Seven signs of internal fraud

Many business owners are of the opinion that their organizations are immune to internal fraud and embezzlement for two reasons:

  • They do not have many employees and are therefore “on top” of everything; and
  • The one’s who deals with money usually have close relationships with the owners.

Following up on signs of fraud can stop fraud and save a company from financial loss or even ruin.

Seven danger signals to look out for in your business:

  1. A business is placed at risk for fraudulent activity if an in-house accountant works without proper supervision on every aspect of the business’s financial operations, e.g. payroll, receivables, deposits, payments etc.  (also referred to as improper segregation of duties).
  1. A business is placed at risk for fraudulent activity if an in-house accountant continuously looks for excuses why not to follow recently established accounting and / or administrative guidelines.
  1. A business is placed at risk for fraudulent activity when work is not properly observed and supervised, e.g. an accountant continually works after hours, frequently works over weekends or insists on taking work home.
  1. A business is placed at risk for fraudulent activity if an accountant continuously has reasons why not to take annual leave.  This person may be thought of as highly dedicated and hard working, but it could be that the person does not want anyone to discover how the records are being manipulated.
  1. A business is placed at risk for fraudulent activity if an accountant insists on handling activities that other departments / individuals are normally responsible for.  This can include collecting daily mail, acting as a sole go-between with the business’s banks, auditors etc.
  1. A business is placed at risk for fraudulent activity if an accountant continually misfiles important items, e.g. payroll records, deposit records etc.
  1. A business is placed at risk for fraudulent activity if deposits are frequently lower than what was expected.  Owners should carefully compare sales receipts with amounts deposited into the bank account and query any differences.
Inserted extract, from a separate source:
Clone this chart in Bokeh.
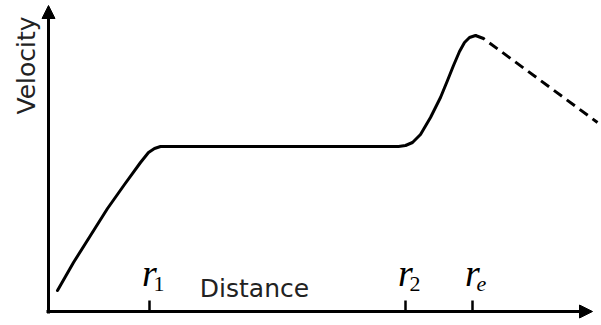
from bokeh.plotting import figure
from bokeh.models import Range1d, Arrow, NormalHead, ColumnDataSource
from bokeh.core.properties import value
from bokeh.embed import file_html
from bokeh.resources import INLINE

# ---- data (arbitrary units) ----
dist = [0.9, 1.7, 2.5, 4.2, 5.9, 7.6, 9.2, 10.0, 10.6, 11.2, 35.0, 35.7, 36.4,
        37.2, 38.2, 39.2, 39.9, 40.5, 41.1, 41.6, 42.1, 42.7]
vel = [2.1, 3.5, 4.9, 7.6, 10.3, 12.7, 14.9, 15.9, 16.3, 16.5, 16.5, 16.6, 16.9,
       17.7, 19.4, 21.4, 23.1, 24.6, 26.0, 26.9, 27.4, 27.6]
dash_dist = [42.7, 43.5, 54.9]
dash_vel = [27.6, 27.3, 18.9]

tick_pos = [10.1, 35.7, 42.4]
tick_main = ["r", "r", "r"]
tick_sub = ["1", "2", "e"]
sub_style = ["normal", "normal", "italic"]

x_label = "Distance"
y_label = "Velocity"

p = figure(width=601, height=325, output_backend="svg", toolbar_location=None,
           x_range=Range1d(-4.8, 55.3), y_range=Range1d(-1.4, 31.1),
           min_border=0, min_border_left=0, min_border_right=0,
           min_border_top=0, min_border_bottom=0)
p.axis.visible = False
p.grid.visible = False
p.outline_line_color = None
p.background_fill_color = "white"
p.border_fill_color = "white"

# axes drawn as arrows
p.add_layout(Arrow(end=NormalHead(size=13, fill_color="black", line_color="black", line_width=1),
                   x_start=0, y_start=-0.2, x_end=0, y_end=30.6,
                   line_width=3, line_color="black"))
p.add_layout(Arrow(end=NormalHead(size=13, fill_color="black", line_color="black", line_width=1),
                   x_start=-0.2, y_start=0, x_end=54.4, y_end=0,
                   line_width=3, line_color="black"))

# ticks pointing inward
n = len(tick_pos)
p.segment(x0=tick_pos, y0=[0] * n, x1=tick_pos, y1=[1.1] * n,
          line_width=2.5, line_color="black")

# curve
p.line(dist, vel, line_width=3, line_color="black", line_join="round", line_cap="round")
p.line(dash_dist, dash_vel, line_width=3, line_color="black", line_dash="10 6")

# tick labels
src = ColumnDataSource(dict(x=tick_pos, main=tick_main, sub=tick_sub, style=sub_style))
p.text(x="x", y=3.9, text="main", source=src, text_align="center",
       text_baseline="alphabetic", text_font=value("Liberation Serif"),
       text_font_style="italic", text_font_size="38px", text_color="black",
       x_offset=0)
p.text(x="x", y=2.8, text="sub", source=src, text_align="left",
       text_baseline="alphabetic", text_font=value("Liberation Serif"),
       text_font_style="style", text_font_size="22px", text_color="black",
       x_offset=4)

# axis titles
p.text(x=[20.6], y=[2.3], text=[x_label], text_align="center",
       text_baseline="alphabetic", text_font=value("DejaVu Sans"),
       text_font_size="25px", text_color="#222222")
p.text(x=[-2.2], y=[24.6], text=[y_label], text_align="center",
       text_baseline="alphabetic", text_font=value("DejaVu Sans"),
       text_font_size="25px", text_color="#222222", angle=1.5708)

open("out.html", "w").write(file_html(p, INLINE))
 Global findings – internal or external fraudsters? 

According to the findings of the 4th biennial PricewaterhouseCoopers Global Economic Crime Survey, of the 43% of companies that reported a significant economic crime, more than 76% reported that a party external to the company played a role in the fraud. And of that 76%, over 34% reported that, in at least one of the reported cases, the external party was located in a foreign country.
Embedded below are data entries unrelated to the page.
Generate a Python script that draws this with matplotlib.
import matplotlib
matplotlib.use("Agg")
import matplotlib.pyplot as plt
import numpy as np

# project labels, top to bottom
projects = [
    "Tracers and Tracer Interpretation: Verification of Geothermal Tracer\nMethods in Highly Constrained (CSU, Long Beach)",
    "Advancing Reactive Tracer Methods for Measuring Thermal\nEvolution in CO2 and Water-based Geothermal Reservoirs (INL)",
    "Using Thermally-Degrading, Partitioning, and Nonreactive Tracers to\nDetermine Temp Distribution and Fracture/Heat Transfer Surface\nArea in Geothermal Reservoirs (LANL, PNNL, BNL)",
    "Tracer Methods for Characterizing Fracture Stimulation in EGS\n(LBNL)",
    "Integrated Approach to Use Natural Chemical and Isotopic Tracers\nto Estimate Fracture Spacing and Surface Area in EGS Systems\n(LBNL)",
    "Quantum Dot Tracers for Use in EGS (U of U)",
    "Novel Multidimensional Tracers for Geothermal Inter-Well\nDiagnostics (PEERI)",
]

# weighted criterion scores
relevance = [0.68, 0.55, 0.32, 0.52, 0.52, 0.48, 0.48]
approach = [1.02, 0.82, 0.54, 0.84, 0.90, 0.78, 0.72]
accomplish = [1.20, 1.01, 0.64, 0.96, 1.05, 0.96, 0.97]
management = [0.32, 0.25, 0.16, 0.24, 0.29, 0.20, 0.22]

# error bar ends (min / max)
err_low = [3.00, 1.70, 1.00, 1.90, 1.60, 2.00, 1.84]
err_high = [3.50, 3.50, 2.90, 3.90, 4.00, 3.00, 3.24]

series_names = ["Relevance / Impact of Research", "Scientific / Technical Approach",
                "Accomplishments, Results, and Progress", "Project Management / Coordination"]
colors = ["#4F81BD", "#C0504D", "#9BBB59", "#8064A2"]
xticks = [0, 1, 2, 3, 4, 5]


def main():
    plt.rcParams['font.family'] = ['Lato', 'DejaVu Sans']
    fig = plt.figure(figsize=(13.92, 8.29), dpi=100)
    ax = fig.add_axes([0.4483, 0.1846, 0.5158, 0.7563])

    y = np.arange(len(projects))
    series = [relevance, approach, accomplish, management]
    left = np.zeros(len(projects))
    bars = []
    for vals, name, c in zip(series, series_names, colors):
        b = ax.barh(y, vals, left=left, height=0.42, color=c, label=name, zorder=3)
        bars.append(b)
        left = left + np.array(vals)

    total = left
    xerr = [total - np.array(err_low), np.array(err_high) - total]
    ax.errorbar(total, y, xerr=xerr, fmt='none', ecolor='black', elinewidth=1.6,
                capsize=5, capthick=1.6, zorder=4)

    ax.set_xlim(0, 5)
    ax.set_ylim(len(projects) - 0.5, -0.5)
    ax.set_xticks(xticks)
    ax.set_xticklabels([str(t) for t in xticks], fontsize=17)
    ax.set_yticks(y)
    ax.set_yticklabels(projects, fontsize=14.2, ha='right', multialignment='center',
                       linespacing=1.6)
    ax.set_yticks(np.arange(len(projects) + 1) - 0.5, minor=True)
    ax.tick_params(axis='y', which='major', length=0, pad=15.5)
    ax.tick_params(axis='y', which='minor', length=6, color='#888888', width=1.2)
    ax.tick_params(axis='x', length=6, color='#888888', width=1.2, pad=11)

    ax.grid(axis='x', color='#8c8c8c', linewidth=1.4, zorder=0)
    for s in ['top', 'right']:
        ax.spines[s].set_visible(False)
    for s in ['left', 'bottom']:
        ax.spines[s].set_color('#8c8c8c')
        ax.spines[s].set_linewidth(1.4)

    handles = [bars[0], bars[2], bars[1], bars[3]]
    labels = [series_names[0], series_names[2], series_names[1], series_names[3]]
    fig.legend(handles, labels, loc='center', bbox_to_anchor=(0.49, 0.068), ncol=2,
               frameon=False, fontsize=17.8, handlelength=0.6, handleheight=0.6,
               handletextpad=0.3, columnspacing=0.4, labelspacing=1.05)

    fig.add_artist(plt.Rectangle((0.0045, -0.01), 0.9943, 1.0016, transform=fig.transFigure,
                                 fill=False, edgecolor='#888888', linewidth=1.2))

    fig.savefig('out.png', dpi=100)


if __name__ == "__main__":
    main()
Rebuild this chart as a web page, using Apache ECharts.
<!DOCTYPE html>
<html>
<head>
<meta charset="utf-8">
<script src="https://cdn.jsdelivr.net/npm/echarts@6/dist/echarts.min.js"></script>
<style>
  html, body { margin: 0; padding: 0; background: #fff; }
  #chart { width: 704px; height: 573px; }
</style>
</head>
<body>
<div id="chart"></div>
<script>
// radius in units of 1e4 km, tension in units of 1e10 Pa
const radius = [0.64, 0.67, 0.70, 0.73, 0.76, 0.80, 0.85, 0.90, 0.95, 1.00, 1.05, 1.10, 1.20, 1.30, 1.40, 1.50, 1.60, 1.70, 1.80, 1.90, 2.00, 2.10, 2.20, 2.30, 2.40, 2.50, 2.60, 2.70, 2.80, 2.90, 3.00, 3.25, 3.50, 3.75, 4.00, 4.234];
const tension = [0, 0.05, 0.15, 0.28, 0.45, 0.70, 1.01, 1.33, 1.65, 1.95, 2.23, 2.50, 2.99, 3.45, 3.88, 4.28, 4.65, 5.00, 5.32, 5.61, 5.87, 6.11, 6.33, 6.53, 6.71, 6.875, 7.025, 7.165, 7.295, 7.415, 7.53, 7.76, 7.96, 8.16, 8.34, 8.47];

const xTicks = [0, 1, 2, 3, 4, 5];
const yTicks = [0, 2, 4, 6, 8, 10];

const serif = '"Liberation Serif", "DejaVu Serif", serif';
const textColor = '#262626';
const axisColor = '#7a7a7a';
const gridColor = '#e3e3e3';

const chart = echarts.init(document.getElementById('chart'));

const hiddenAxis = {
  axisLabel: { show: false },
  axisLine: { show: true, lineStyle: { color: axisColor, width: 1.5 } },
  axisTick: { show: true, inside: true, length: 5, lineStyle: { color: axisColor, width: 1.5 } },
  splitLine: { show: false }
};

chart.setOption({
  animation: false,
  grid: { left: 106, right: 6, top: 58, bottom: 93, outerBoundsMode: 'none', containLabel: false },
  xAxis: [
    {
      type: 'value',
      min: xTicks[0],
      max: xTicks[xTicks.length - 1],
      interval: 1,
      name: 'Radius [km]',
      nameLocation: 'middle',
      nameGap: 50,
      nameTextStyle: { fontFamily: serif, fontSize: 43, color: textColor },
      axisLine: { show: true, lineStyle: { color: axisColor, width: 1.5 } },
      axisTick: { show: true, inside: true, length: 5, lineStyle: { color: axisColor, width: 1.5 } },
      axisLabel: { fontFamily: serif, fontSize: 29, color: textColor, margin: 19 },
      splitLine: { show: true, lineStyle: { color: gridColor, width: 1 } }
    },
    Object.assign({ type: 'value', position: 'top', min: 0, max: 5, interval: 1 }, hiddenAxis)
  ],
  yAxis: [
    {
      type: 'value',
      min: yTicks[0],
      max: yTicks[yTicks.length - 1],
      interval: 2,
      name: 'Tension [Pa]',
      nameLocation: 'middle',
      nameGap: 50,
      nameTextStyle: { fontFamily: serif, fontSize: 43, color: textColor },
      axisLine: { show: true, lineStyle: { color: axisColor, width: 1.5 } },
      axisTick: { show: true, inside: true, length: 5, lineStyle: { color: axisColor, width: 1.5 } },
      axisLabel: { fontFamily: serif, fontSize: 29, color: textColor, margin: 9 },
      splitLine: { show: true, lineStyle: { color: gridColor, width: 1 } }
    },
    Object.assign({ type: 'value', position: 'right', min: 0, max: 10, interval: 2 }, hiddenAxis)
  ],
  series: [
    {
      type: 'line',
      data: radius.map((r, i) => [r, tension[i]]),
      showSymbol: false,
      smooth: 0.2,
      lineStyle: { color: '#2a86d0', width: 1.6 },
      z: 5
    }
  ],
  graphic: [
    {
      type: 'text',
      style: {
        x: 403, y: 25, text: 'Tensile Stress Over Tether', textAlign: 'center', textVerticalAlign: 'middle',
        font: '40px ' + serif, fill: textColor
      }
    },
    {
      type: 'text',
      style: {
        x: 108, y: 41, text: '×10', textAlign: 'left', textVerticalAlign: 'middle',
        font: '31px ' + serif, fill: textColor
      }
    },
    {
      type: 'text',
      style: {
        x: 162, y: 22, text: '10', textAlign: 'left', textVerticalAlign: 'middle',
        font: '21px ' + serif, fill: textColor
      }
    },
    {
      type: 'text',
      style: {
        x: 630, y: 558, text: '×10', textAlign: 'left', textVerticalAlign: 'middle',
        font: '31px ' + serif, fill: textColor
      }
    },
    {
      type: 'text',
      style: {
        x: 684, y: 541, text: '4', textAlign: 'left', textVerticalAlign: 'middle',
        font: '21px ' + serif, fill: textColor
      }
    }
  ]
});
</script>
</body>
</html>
 When asked to comment on one or two more specific instances of fraud that their company had experienced, respondents indicated a slightly different picture of the perpetrator’s relation to the business, with half of the perpetrators being inside the company (50% internal and 50% external). 
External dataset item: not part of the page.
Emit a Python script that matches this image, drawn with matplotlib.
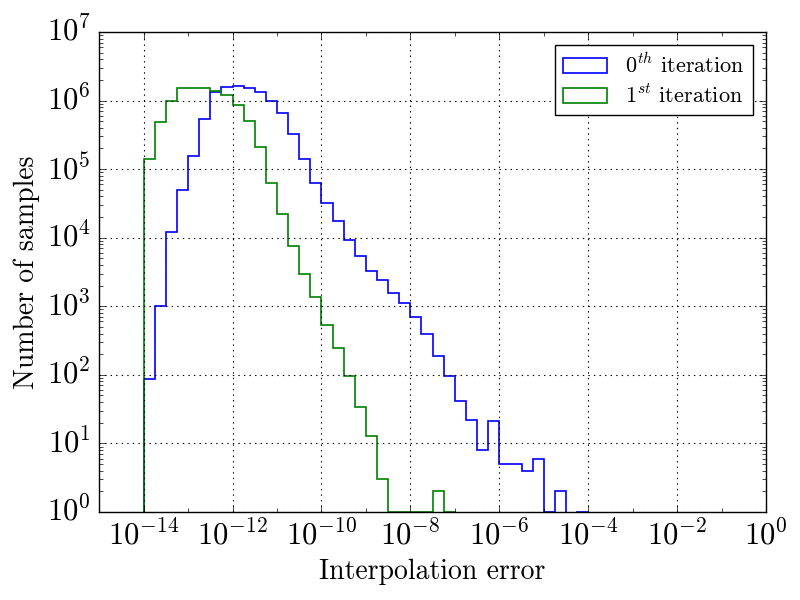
import numpy as np
import matplotlib
matplotlib.use("Agg")
import matplotlib.pyplot as plt
from matplotlib.ticker import FixedLocator, LogFormatterMathtext, LogLocator, NullFormatter

plt.style.use("classic")
plt.rcParams["mathtext.fontset"] = "cm"
plt.rcParams["font.family"] = ["cmr10", "DejaVu Serif"]
plt.rcParams["axes.unicode_minus"] = False

# histogram counts, 4 bins per decade starting at 1e-14
counts_0th = [87, 1000, 12000, 49000, 155000, 530000, 1330000, 1560000,
              1630000, 1520000, 1330000, 1000000, 650000, 330000, 140000,
              63000, 32000, 17500, 9400, 5400, 3300, 2400, 1550, 1100, 700,
              400, 187, 97, 41, 22, 8, 21, 5, 5, 4, 6, 1, 2, 0, 1]
counts_1st = [140000, 480000, 980000, 1500000, 1550000, 1500000, 1400000,
              1200000, 850000, 500000, 210000, 63000, 22000, 7600, 3000,
              1350, 530, 250, 95, 34, 13, 3, 1, 1, 1, 1, 2, 1]
labels = [r"$0^{th}$ iteration", r"$1^{st}$ iteration"]

edges_0 = 10.0 ** (-14 + np.arange(len(counts_0th) + 1) / 4.0)
edges_1 = 10.0 ** (-14 + np.arange(len(counts_1st) + 1) / 4.0)

fig = plt.figure(figsize=(8, 6), dpi=100, facecolor="white")
ax = fig.add_axes([0.124, 0.1467, 0.8335, 0.8], facecolor="white")

ax.hist(edges_0[:-1], bins=edges_0, weights=counts_0th, histtype="step",
        log=True, color="b", linewidth=1.2, label=labels[0])
ax.hist(edges_1[:-1], bins=edges_1, weights=counts_1st, histtype="step",
        log=True, color="g", linewidth=1.2, label=labels[1])

ax.set_xscale("log")
ax.set_yscale("log")
ax.set_xlim(1e-15, 1e0)
ax.set_ylim(1e0, 1e7)

ax.xaxis.set_major_locator(FixedLocator([10.0 ** k for k in range(-14, 1, 2)]))
ax.xaxis.set_minor_locator(FixedLocator([10.0 ** k for k in range(-15, 0, 2)]))
ax.xaxis.set_major_formatter(LogFormatterMathtext())
ax.xaxis.set_minor_formatter(NullFormatter())
ax.yaxis.set_major_locator(LogLocator(base=10, numticks=20))
ax.yaxis.set_minor_locator(LogLocator(base=10, subs=np.arange(2, 10), numticks=20))
ax.yaxis.set_major_formatter(LogFormatterMathtext())

ax.tick_params(axis="both", which="major", labelsize=22, length=5, pad=6)
ax.tick_params(axis="both", which="minor", length=3)
ax.grid(True, which="major", linestyle=(0, (1, 3)), color="k", linewidth=0.8)

ax.set_xlabel("Interpolation error", fontsize=20)
ax.set_ylabel("Number of samples", fontsize=20)

leg = ax.legend(loc="upper right", fontsize=16, fancybox=False,
                borderaxespad=0.6, handlelength=2.0, handletextpad=0.8,
                labelspacing=0.3, borderpad=0.35)
leg.get_frame().set_edgecolor("k")

fig.savefig("out.png", dpi=100, facecolor="white")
Furthermore, the results showed a decreasing number of frauds being detected among company employees higher up the corporate ladder. This may be because the more complex economic crimes such as accounting fraud, which are harder to detect, are more likely to be committed by senior management figures, whereas more “simple” frauds such as asset misappropriation, which are often easier to detect, may be perpetrated by staff in positions across the organization.

 The typical perpetrator

According to the survey, the demographics of a typical fraudster are as follows:

  • Male (85% of cases)
  • 31 – 50 years (72% of cases)
  • Reached high- school level (50%)
  • Bachelor’s or post graduate degree (50%)
  • Middle or senior management (52%)

Neither high education levels nor management positions limits any individuals desire to increase their own material gain. In certain instances it may even help in the circumvention of sophisticated control systems. And while many new controls are able to detect the frauds committed by staff at all grades, in our experience they do not of themselves prevent the committed fraudster. In fact, it is the frauds committed by those in the senior and middle management that cause the greatest financial and collateral damage to a business.

Fraud in the future

The results of our research have shown that the controls that have been implemented will not be sufficient to mitigate the risk of economic crime on their own. Instead, our hope rests in organizations establishing a culture that supports those controls with clear and ethical guidelines, engendering a loyalty to the organisation’s brand and showing that every perpetrator, no matter what their position and function within the company, will be subject to equivalent sanctions.

 As with all crimes and unwanted business risks, consistent and effective prevention is better that after-the-fact reactions.